The common individual has power that emperors once could not dream of. But what have we done to deserve this? We are like heirs who inherit a vast fortune without earning any of it. A smartphone is a deeply sophisticated computing device. How many centuries would it take any of us, individually, to assemble one?
And yet, we feel entitled to replace it every year. We have received everything and struggled for nothing. And when struggle disappears, inner growth stalls. We become inwardly stunted, small versions of the human possibility.

2 Comments
This article offers a compelling philosophical perspective on our evolving relationship with technology, framing it as a ‘magnificent servant’ but a ‘dangerous master.’

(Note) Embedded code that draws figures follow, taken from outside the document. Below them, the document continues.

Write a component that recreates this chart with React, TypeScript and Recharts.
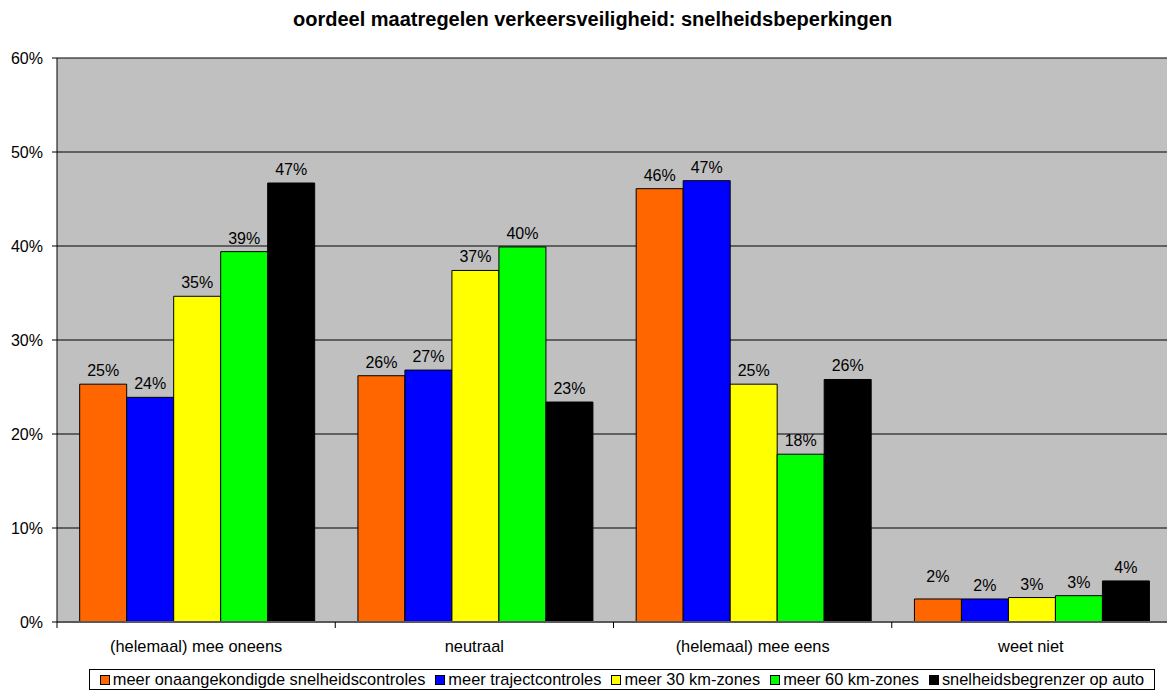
import React from 'react'
import { BarChart, Bar, XAxis, YAxis, CartesianGrid, LabelList } from 'recharts'

const categories = ['(helemaal) mee oneens', 'neutraal', '(helemaal) mee eens', 'weet niet']
const onaangekondigd = [25.3, 26.2, 46.1, 2.45]
const traject = [23.9, 26.8, 46.95, 2.45]
const zones30 = [34.65, 37.4, 25.3, 2.6]
const zones60 = [39.4, 39.9, 17.85, 2.8]
const begrenzer = [46.7, 23.4, 25.8, 4.37]
const yTicks = [0, 10, 20, 30, 40, 50, 60]

const series = [
  { key: 'onaangekondigd', name: 'meer onaangekondigde snelheidscontroles', color: '#FF6600', values: onaangekondigd },
  { key: 'traject', name: 'meer trajectcontroles', color: '#0000FF', values: traject },
  { key: 'zones30', name: 'meer 30 km-zones', color: '#FFFF00', values: zones30 },
  { key: 'zones60', name: 'meer 60 km-zones', color: '#00FF00', values: zones60 },
  { key: 'begrenzer', name: 'snelheidsbegrenzer op auto', color: '#000000', values: begrenzer },
]

const data = categories.map((cat, i) => {
  const row: any = { cat }
  series.forEach(s => { row[s.key] = s.values[i] })
  return row
})

const CHART_W = 1170
const Y_AXIS_W = 57
const BAND = (CHART_W - Y_AXIS_W) / categories.length
const FONT = '"Liberation Sans", Arial, sans-serif'

// in the original the orange "2%" label is pushed up to avoid the blue one
const labelLift = (key: string, index: number) => (key === 'onaangekondigd' && index === 3 ? 9 : 0)

const CategoryTick = (props: any) => {
  const { x, y, payload } = props
  return (
    <g>
      <line x1={x - BAND / 2} x2={x - BAND / 2} y1={y} y2={y + 6} stroke="#000" strokeWidth={1} />
      <text x={x} y={y + 24} textAnchor="middle" dominantBaseline="central" fontSize={16.4} fill="#000">
        {payload.value}
      </text>
    </g>
  )
}

const makeLabel = (key: string) => (props: any) => {
  const { x, y, width, value, index } = props
  return (
    <text
      x={x + width / 2}
      y={y - 8 - labelLift(key, index)}
      textAnchor="middle"
      fontSize={16}
      fill="#000"
    >
      {`${Math.round(Number(value))}%`}
    </text>
  )
}

export default function App() {
  return (
    <div style={{ position: 'absolute', left: 0, top: 0, width: 1167, height: 693, overflow: 'hidden', background: '#fff', fontFamily: FONT }}>
      <div style={{ position: 'absolute', left: 293, top: 8, fontSize: 20, fontWeight: 'bold', whiteSpace: 'nowrap', color: '#000' }}>
        oordeel maatregelen verkeersveiligheid: snelheidsbeperkingen
      </div>
      <BarChart
        width={CHART_W}
        height={693}
        data={data}
        margin={{ top: 58, right: 0, left: 0, bottom: 41 }}
        barCategoryGap="8.15%"
        barGap={0}
        style={{ fontFamily: FONT }}
      >
        <CartesianGrid vertical={false} stroke="#000" fill="#C0C0C0" fillOpacity={1} />
        <XAxis
          dataKey="cat"
          height={30}
          tickLine={false}
          tickSize={0}
          tickMargin={0}
          axisLine={{ stroke: '#595959', strokeWidth: 2 }}
          tick={<CategoryTick />}
          interval={0}
        />
        <YAxis
          width={Y_AXIS_W}
          domain={[0, 60]}
          ticks={yTicks}
          tickFormatter={(v: number) => `${v}%`}
          tick={{ fontSize: 16, fill: '#000' }}
          tickSize={5}
          tickMargin={9}
          tickLine={{ stroke: '#000' }}
          axisLine={{ stroke: '#000' }}
        />
        {series.map(s => (
          <Bar key={s.key} dataKey={s.key} name={s.name} fill={s.color} stroke="#000" strokeWidth={1} isAnimationActive={false}>
            <LabelList dataKey={s.key} content={makeLabel(s.key)} />
          </Bar>
        ))}
      </BarChart>
      <div
        style={{
          position: 'absolute',
          left: 89,
          top: 669,
          width: 1066,
          height: 21,
          boxSizing: 'border-box',
          border: '1px solid #000',
          display: 'flex',
          alignItems: 'center',
          justifyContent: 'center',
          fontSize: 16.4,
          whiteSpace: 'nowrap',
          color: '#000',
        }}
      >
        {series.map((s, i) => (
          <span key={s.key} style={{ display: 'inline-flex', alignItems: 'center', marginRight: i < series.length - 1 ? 10 : 0 }}>
            <span style={{ display: 'inline-block', width: 10, height: 10, boxSizing: 'border-box', background: s.color, border: '1px solid #000', marginRight: 3 }} />
            {s.name}
          </span>
        ))}
      </div>
    </div>
  )
}
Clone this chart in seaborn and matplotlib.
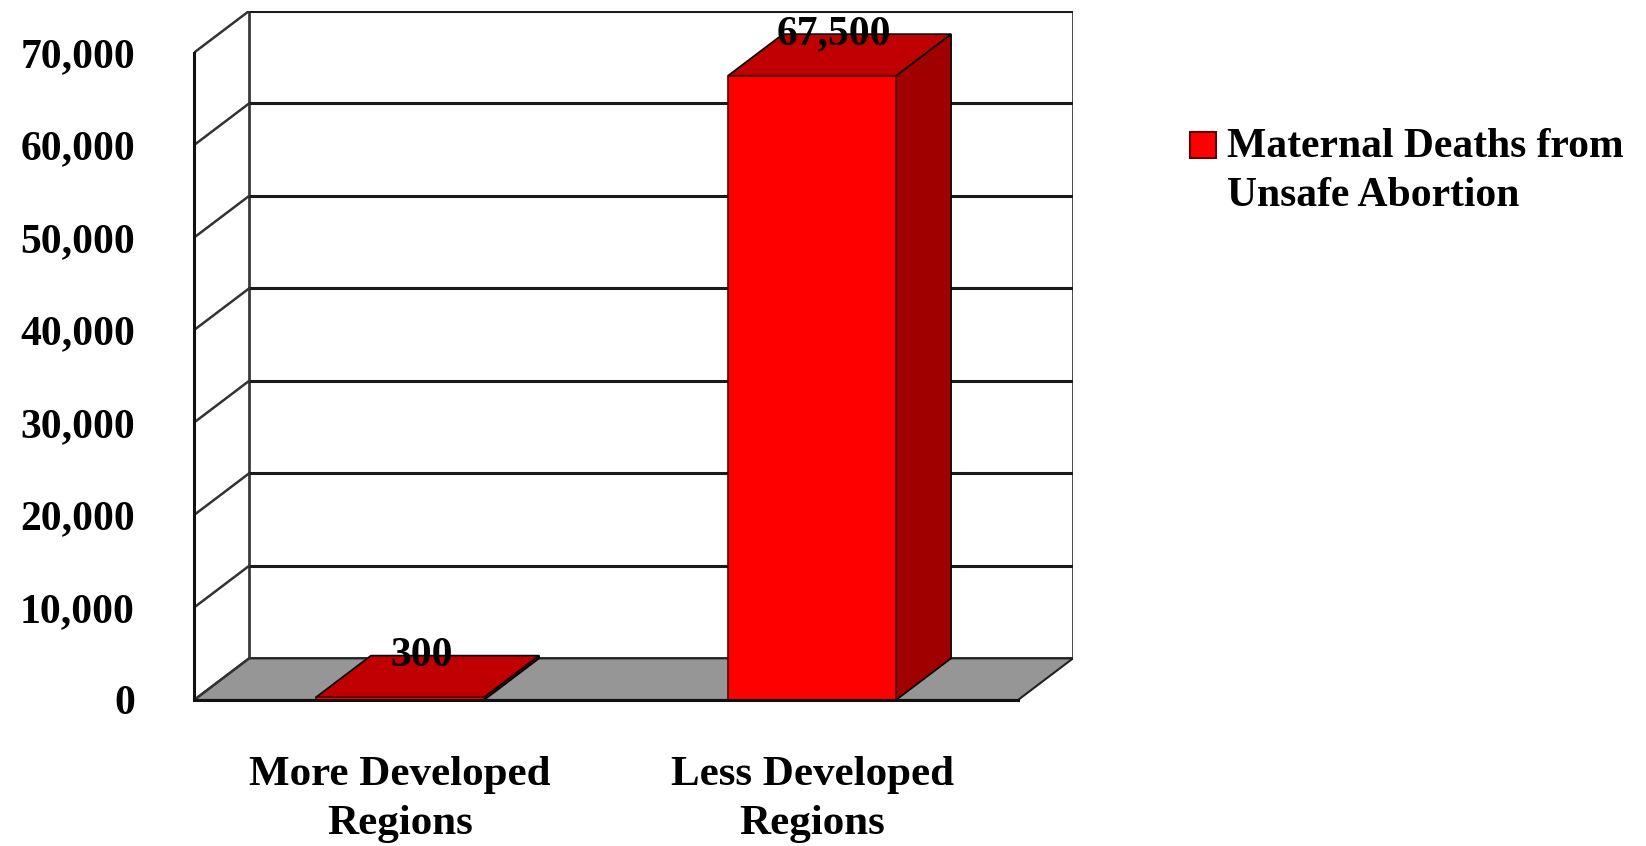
import matplotlib
matplotlib.use("Agg")
import matplotlib.pyplot as plt
from matplotlib.patches import Polygon, Patch, Rectangle
from matplotlib.legend_handler import HandlerPatch
import seaborn as sns
import pandas as pd

# data
regions = ["More Developed\nRegions", "Less Developed\nRegions"]
deaths = [300, 67500]
series_name = "Maternal Deaths from\nUnsafe Abortion"
y_ticks = [0, 10000, 20000, 30000, 40000, 50000, 60000, 70000]

FRONT = "#FF0000"
TOP = "#C00000"
SIDE = "#A00000"
FLOOR = "#969696"

# fake 3D depth offset
DX = 0.1335   # in category units
DY = 4500     # in data units

sns.set_style("white")
plt.rcParams["font.family"] = ["Liberation Serif", "DejaVu Serif"]
plt.rcParams["font.weight"] = "bold"
plt.rcParams["text.color"] = "black"
plt.rcParams["xtick.labelcolor"] = "black"
plt.rcParams["ytick.labelcolor"] = "black"

df = pd.DataFrame({"region": regions, "deaths": deaths})

fig = plt.figure(figsize=(16.46, 8.46), dpi=100)
ax = fig.add_axes([0.1179, 0.1726, 0.534, 0.8144])

sns.barplot(data=df, x="region", y="deaths", color=FRONT, saturation=1,
            width=0.408, errorbar=None, edgecolor="#500000", linewidth=1.2,
            ax=ax, zorder=3)
bars = list(ax.patches)

x0, x1 = -0.5, len(regions) - 0.5
ymax = y_ticks[-1]
ax.set_xlim(x0, x1 + DX)
ax.set_ylim(0, ymax + DY)

# back wall
ax.add_patch(Polygon([(x0 + DX, DY), (x1 + DX, DY), (x1 + DX, ymax + DY), (x0 + DX, ymax + DY)],
                     closed=True, facecolor="white", edgecolor="#3a3a3a", lw=2, zorder=0.2))
# floor
ax.add_patch(Polygon([(x0, 0), (x1, 0), (x1 + DX, DY), (x0 + DX, DY)],
                     closed=True, facecolor=FLOOR, edgecolor="#222222", lw=1.5, zorder=0.6))
# gridlines on back wall and left wall
for t in y_ticks[1:]:
    ax.plot([x0 + DX, x1 + DX], [t + DY, t + DY], color="#1a1a1a", lw=2.2, zorder=0.4)
for t in y_ticks:
    ax.plot([x0, x0 + DX], [t, t + DY], color="#333333", lw=1.8, zorder=0.7)

# top and side faces of each bar, plus value labels
for p, v in zip(bars, deaths):
    xl, w, h = p.get_x(), p.get_width(), p.get_height()
    side = [(xl + w, 0), (xl + w + DX, DY), (xl + w + DX, h + DY), (xl + w, h)]
    top = [(xl, h), (xl + w, h), (xl + w + DX, h + DY), (xl + DX, h + DY)]
    ax.add_patch(Polygon(side, closed=True, facecolor=SIDE, edgecolor="black", lw=1.2, zorder=2.9))
    ax.add_patch(Polygon(top, closed=True, facecolor=TOP, edgecolor="black", lw=1.2, zorder=2.9))
    ax.text(xl + w / 2 + 0.4 * DX, h + DY, f"{v:,}", ha="center", va="center",
            fontsize=30, fontweight="bold", zorder=5)

# axes
sns.despine(ax=ax, top=True, right=True)
ax.spines["left"].set_bounds(0, ymax)
ax.spines["bottom"].set_bounds(x0, x1)
for s in ("left", "bottom"):
    ax.spines[s].set_linewidth(2.2)
    ax.spines[s].set_color("#111111")
    ax.spines[s].set_zorder(4)
ax.set_yticks(y_ticks, [f"{t:,}" for t in y_ticks])
ax.tick_params(axis="y", length=8.6, width=1.5, color="#444444", pad=34, labelsize=30)
ax.tick_params(axis="x", which="major", length=0, pad=40, labelsize=31)
for lbl in ax.get_xticklabels():
    lbl.set_linespacing(1.38)
ax.set_xticks([0.5], minor=True)
ax.tick_params(axis="x", which="minor", length=13, width=1.5, color="#222222")
ax.set_xlabel("")
ax.set_ylabel("")


def top_square(legend, orig_handle, xdescent, ydescent, width, height, fontsize):
    # small square next to the first line of the label
    return Rectangle((-xdescent, -ydescent + height - width + 4.5), width, width)


handle = Patch(facecolor=FRONT, edgecolor="#600000", linewidth=1.5)
leg = fig.legend([handle], [series_name], loc="upper left",
                 bbox_to_anchor=(1190 / 1646, 1 - 128 / 846), frameon=False,
                 prop={"size": 30, "weight": "bold"}, handlelength=0.62, handleheight=2.2,
                 handletextpad=0.26, borderpad=0, borderaxespad=0,
                 handler_map={Patch: HandlerPatch(patch_func=top_square)})
for t in leg.get_texts():
    t.set_linespacing(1.38)

fig.savefig("out.png", dpi=100)
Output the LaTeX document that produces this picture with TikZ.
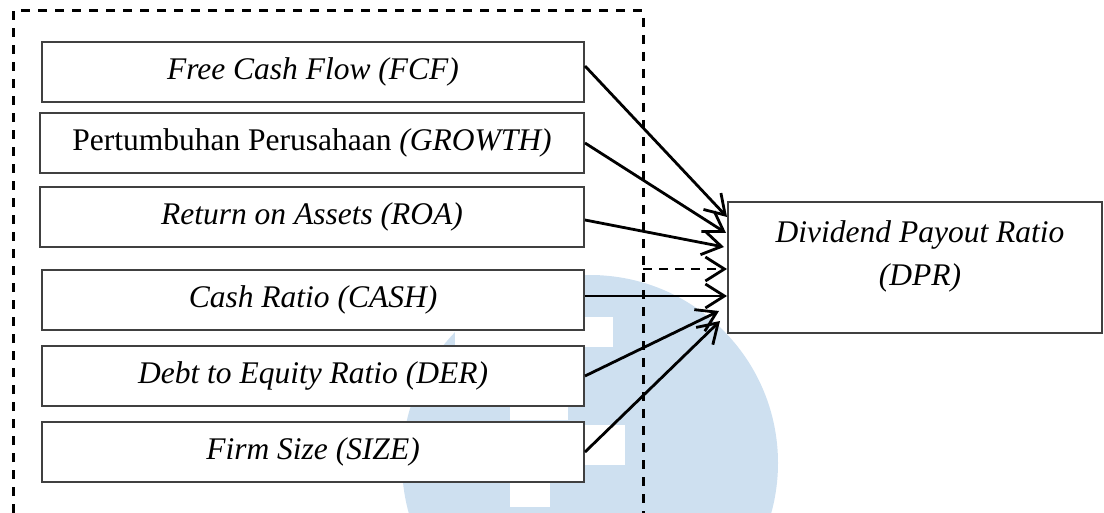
\documentclass[tikz,border=0pt]{standalone}
\usepackage{fontspec}
\setmainfont{Liberation Serif}
\usetikzlibrary{arrows.meta,calc}
\definecolor{wm}{RGB}{206,224,240}
\begin{document}
\begin{tikzpicture}[x=1pt,y=-1pt,
  box/.style={draw=black!75, line width=2pt, fill=white, inner sep=0pt,
    font=\fontsize{31.5}{38}\selectfont\itshape},
  frame/.style={line width=3pt, dash pattern=on 9pt off 8pt},
  arr/.style={-{Straight Barb[length=19pt,width=24pt,line width=2.8pt]}, line width=2.8pt},
  darr/.style={arr, dash pattern=on 9pt off 7pt},
  lbl/.style={inner sep=0pt, align=center, font=\fontsize{31.5}{43}\selectfont\itshape}
]
\useasboundingbox (0,0) rectangle (1104,513);
% watermark
\begin{scope}
  \clip (0,0) rectangle (1104,513);
  \fill[wm] (590,463) circle[radius=188];
  \fill[white] (455,317) rectangle (613,347);
  \fill[white] (510,405) rectangle (568,420);
  \fill[white] (582,425) rectangle (625,465);
  \fill[white] (510,482) rectangle (550,507);
\end{scope}
% dashed frame
\coordinate (f1) at (13,513);
\coordinate (f2) at (13,11);
\coordinate (f3) at (643,11);
\coordinate (f4) at (643,513);
\coordinate (fb) at (643,269);
\draw[frame] (f1) -- (f2) -- (f3) -- (f4);
% boxes
\node[box, minimum width=542, minimum height=60] (fcf) at (313,72) {Free Cash Flow (FCF)};
\node[box, minimum width=544, minimum height=60] (gro) at (312,143) {\upshape Pertumbuhan Perusahaan \itshape(GROWTH)};
\node[box, minimum width=544, minimum height=60] (roa) at (312,217) {Return on Assets (ROA)};
\node[box, minimum width=542, minimum height=60] (cash) at (313,300) {Cash Ratio (CASH)};
\node[box, minimum width=542, minimum height=60] (der) at (313,376) {Debt to Equity Ratio (DER)};
\node[box, minimum width=542, minimum height=60] (size) at (313,452) {Firm Size (SIZE)};
\node[box, minimum width=374, minimum height=131] (dpr) at (915,267.5) {};
\node[lbl] (dprl) at (920,256) {Dividend Payout Ratio\\(DPR)};
% arrow tips
\coordinate (t1) at (727,217);
\coordinate (t2) at (726,233);
\coordinate (t3) at (724,247);
\coordinate (t4) at (727,269);
\coordinate (t5) at (727,296);
\coordinate (t6) at (719,311);
\coordinate (t7) at (720,321);
\draw[arr] ($(fcf.east)+(0,-6)$) -- (t1);
\draw[arr] (gro.east) -- (t2);
\draw[arr] ($(roa.east)+(0,3)$) -- (t3);
\draw[darr] (fb) -- (t4);
\draw[arr] ($(cash.east)+(0,-4)$) -- (t5);
\draw[arr] (der.east) -- (t6);
\draw[arr] (size.east) -- (t7);
\end{tikzpicture}
\end{document}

As we move further into an era dominated by AI and automation, the piece raises critical questions about whether we are maintaining the human discretion necessary to guide these tools or if we are becoming subservient to our own creations.
I’m interested in discussing how we can foster ‘inner growth’ and clarity to match our ‘outer power.’
How can future educational and social frameworks be redesigned to ensure technology remains a tool for human enhancement rather than a replacement for human agency?
Is it possible to develop a global ethic that keeps the ‘servant’ in check as it becomes increasingly autonomous?”
Source: https://acharyaprashant.org/media
The butlerian jihad books are a bit of a slog but if you already enjoyed dune I found the audiobooks tolerable. It’s interesting to look back and see which sci fi authors had insights into the relationship that develops with technologies like emergent AI, or even just “computer controlled” societies.